Example output lines:
rename ./usr/share/config/language.codes to ./var/lib/ntp/drift
rename ./var/lib/xkb/README to ./var/lib/xkb/RSTTMP01273294
rename ./usr/X11R6/lib/X11/xkb/symbols/sun/us to ./var/lib/xkb/README
rename ./var/lib/menu/kde/Applications/.directory to ./var/lib/menu/kde/Applications/RSTTMP082279
rename ./usr/X11R6/lib/X11/fonts/100dpi/timR24.pcf.gz to ./var/lib/menu/kde/Applications/.directory
and so on.
Having gone through this, I belatedly thought of the "-m" flag to dump
(to optimize for backing up only metadata if that's all that has
changed). I *know* that the level 2 was run with -m, since it is run
from a script. But I ran the level 0 by hand, and I may not have used
the -m flag for that; in fact, I suspect I did not. My naive
understanding is that it wouldn't matter, since the level 0 has got to
contain all the files anyway. Would that cause such a problem?
A related scenario - if there are multiple level 2 dumps (again assuming
no level 1's as in my case), all with -m, does one need to restore all
of them (i.e. does only the first one have the real file data, and the
rest metadata)?

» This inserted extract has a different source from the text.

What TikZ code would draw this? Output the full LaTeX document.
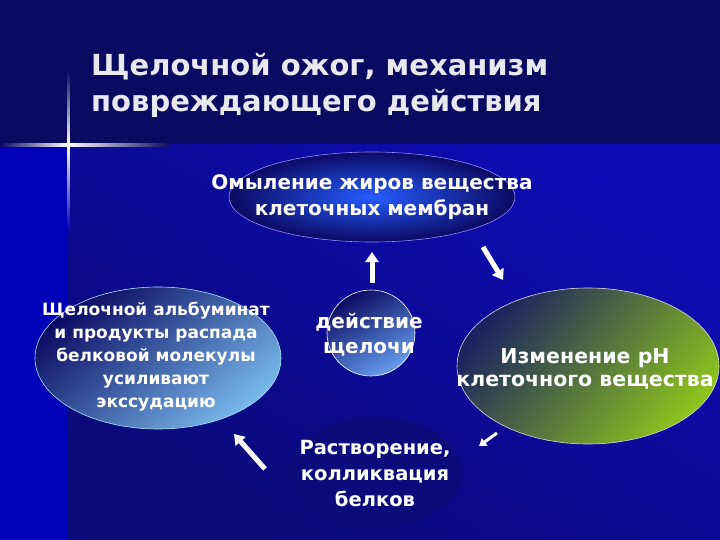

I wouldn't have thought so, but again, there's clearly
something I'm not getting here.
One more related question - if an RPM package installed after a level 0
installs a new file and sets its date to a date *before* the level 0
date, what will happen with that file in an incremental dump using -m ?
That does in fact appear to be the case for some (if not all) of the
"metadata only" files in the level 2 - they were installed after the
level 0, but have dates (as listed with 'ls -l') that are before the
level 0. If this is the explanation for the "metadata only" problem, I
see why (and won't use -m in the future), but I still don't fully
understand the confusing renaming output above - it must be
inode-related at some level, but I'd like to understand it better.
Thanks in advance for any answers and advice that anyone has.